Hypnosis Eases Irritable Bowel Syndrome

Reprinted from Consumer Reports on Health
October 2006

Your bowels are beginning to function in all situations with a healthy, quite, natural ryhtm...just like the gentle sounds of small waves in the background on a calm and sunny day at the beach." That soothing suggestion is part of a safe, effective hypnosis treatment for irritable bowel syndrome, which is notoriously difficult to treat with conventional therapies.

Standard Methods

Irritable bowel syndrome (IBS) is a common disorder, particularly in women, that cases abdominal pain, bloating, and either diarrhea, constipation, or both. Those symptoms are often accompanied by nausea, fatigue, backache, increased urinary frequency, and migraines. The cause of IBS is unknown, though stress can worsen the symptoms.

Dietary changes may help relieve the discomfort; the specific changes depend on which symptoms predominate and which foods trigger them. Most people will need medication, too: laxatives, antidiarrhea drugs, antispasmodics, or low-dose antidepressants (for those with pain plus diarrhea).

But drugs cannot cure IBS, and often they don't work or have substantial adverse effects. Indeed, more than half of the patients treated for the disorder still have symptoms six months later.

Trance Treatment

People who don't respond to standard treatments may benefit from hypnotherapy. The typical treatment involves seven sessions, each 20 to 40 minutes long, given every other week. The practitioner uses relaxation, visual imagery, and suggestion to bring the gastrointestinal tract under control. Between visits, patients listen to a tape at home for daily practice in self-hypnosis.

A 2005 review of 14 studies on IBS hypnotherapy, involving 664 people, concluded that it consistently improved symptoms in most patients. The six studies that used a control group--including hypnosis without any suggestion of pain relief--found improvement in 52 to 87 percent of patients.
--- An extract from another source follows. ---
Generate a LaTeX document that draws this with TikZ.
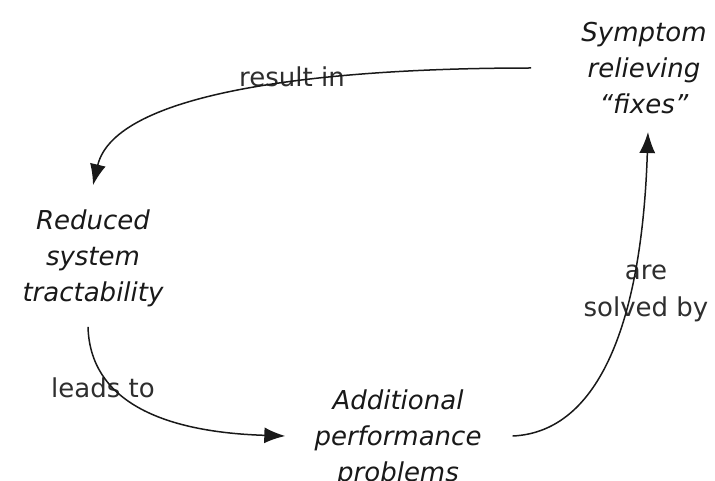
\documentclass[tikz,border=0pt]{standalone}
\usepackage{fontspec}
\setmainfont{DejaVu Sans}
\usetikzlibrary{arrows.meta}
\begin{document}
\begin{tikzpicture}[x=1pt,y=-1pt,
  concept/.style={font=\fontsize{26}{36}\selectfont\itshape, text=black!90, align=center, inner sep=0pt},
  linklabel/.style={font=\fontsize{26}{37}\selectfont, text=black!82, align=center, inner sep=0pt},
  link/.style={draw=black!90, line width=1.5pt, -{Latex[length=21pt,width=16pt]}}]
\useasboundingbox (0,0) rectangle (715,481);

% the three stages of the loop
\node[concept] (fix) at (644,68) {Symptom\\relieving\\\char"201Cfixes\char"201D};
\node[concept] (red) at (93,258) {Reduced\\system\\tractability};
\node[concept] (add) at (398,438) {Additional\\performance\\problems};

% labels on the connectors
\node[linklabel] (lres) at (292,77) {result in};
\node[linklabel] (llead) at (103,388) {leads to};
\node[linklabel] (lsolve) at (646,293) {are\\solved by};

% connectors
\draw[link] ([xshift=-50pt]fix.west) .. controls (320,68) and (115,92) .. ([yshift=24pt]red.north);
\draw[link] ([shift={(-5pt,-20pt)}]red.south) .. controls (90,400) and (160,432) .. ([xshift=-29pt,yshift=2pt]add.west);
\draw[link] ([xshift=31pt,yshift=2pt]add.east) .. controls (600,432) and (642,320) .. ([shift={(4pt,-18pt)}]fix.south);
\end{tikzpicture}
\end{document}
The benefits of hypnotherapy seem to last, a 2003 British study found. The researchers surveyed 204 patients up to six years after hypnotherapy, which had initially helped over two-thirds of them. Of those positive responders, 81 percent maintained the improvement, with no significant drop-off as the years passed.

Hypnotherapists can't explain exactly how the technique works. While IBS is exacerbated by stress, it is not a purely psychological disorder, says Olafur Palsson, associate professor of medicine at the University of North Carolina and author of a widely used hypnosis protocol. "The current understanding of IBS suggests that there is a problem in the way the brain and the gut interact in controlling bowel function," he says. The hypnotic suggestions seem to "help make that normal again."

Finding a Hypnotherapist

To find one of the more than 200 U.S. health professionals who practice the North Carolina protocol--physicians, psychologists, clinical social workers, and nurses--go to www.ibshypnosis.com or ask your gastroenterologist for a referral. Costs vary, depending partly on the practitioner. For example, treatment costs less when done by nurses rather than psychologists, who typically charge about $1,000 to $1,200 for the seven sessions. However, it's often easier to get reimbursed under a mental-health benefit, which requires treatment by a psychologist or clinical social worker.